Grand Strategies ~ Cohesive US Global Visions...

Thanassis Cambanis writes in the Globe Wanted: A grand strategy ~ In search of a cohesive foreign policy plan for America...
"A “grand strategy” describes the real-world framework of basic aims, ideals, and priorities that govern a nation’s approach to the rest of the world. In short, a grand strategy lays out the national interest, in a leader’s eyes, and says what a state will be willing to do to advance it. A grand strategy doesn’t prescribe detailed solutions to every problem, but it gives a powerful nation a blueprint for how to act, and brings a measure of order to the rest of the world by making its expectations more clear. [...] Earlier this year a top Obama aide seemed to belittle the very idea of a grand strategy as a simplistic “bumper sticker,” something that reduced the world’s complexity to a slogan. But, in a sense, that’s exactly the point of having one. To be truly helpful in time of crisis, a grand strategy must be based on incredibly thorough and detailed thinking about how America will rank its competing interests, and what tools it might use to project power in the rest of the world. But it also demands simplicity: a principle, even a simple sentence, reflecting our values as well as our interests, based on right as well as might, and as clear to America’s enemies as it is to the American electorate."

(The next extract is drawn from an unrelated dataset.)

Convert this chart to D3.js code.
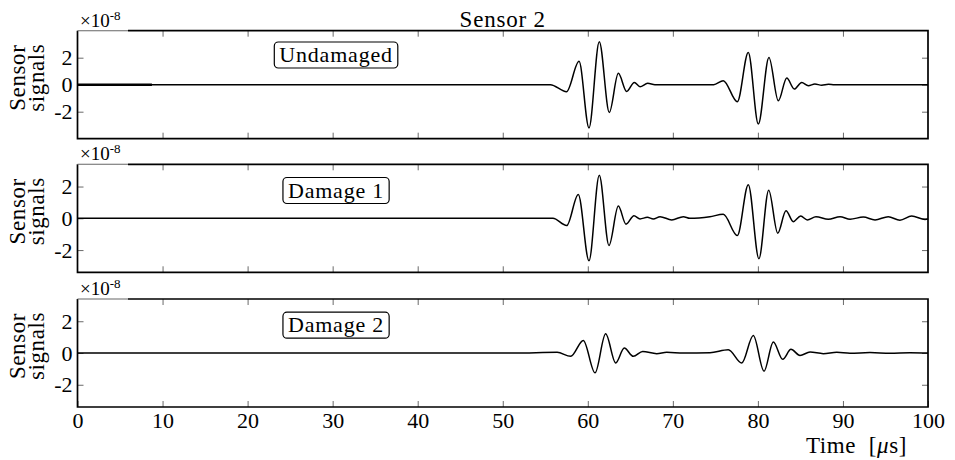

The historic & contemporary examples mentioned include...
  • Manifest Destiny ~ "Natural" expansion across the continental Americas;
  • Wilsonian Idealism ~ Self-Determination in the face of retrograde powers;
  • Kennan's Containment ~ Cold War-era defense against Communist expansionism;
  • Bush's Freedom Agenda ~ Spreading democracy thru means including preemptive war;
  • Obama's Basket of Tactics ~ A few medium-sized ideas and improvised responses to unexpected crises;
  • Off-Shore Balancing ~ Keeping America strong by keeping the rest of the world off balance;
  • Internationalist Tinkering ~ America should focus on rebuilding its international relationships and coalitions, while reserving America’s right on occasion to act decisively and alone;
  • Declinism ~ Fearing America’s economy and domestic infrastructure are collapsing, and the nation’s global influence will follow, unless America concentrates its resources on rebuilding at home;
  • Neo-Imperialism ~ America needs only be more brash and more demanding and think of selves as “global dominators”.
Fascinating stuff. Of course, I think they all miss the boat entirely.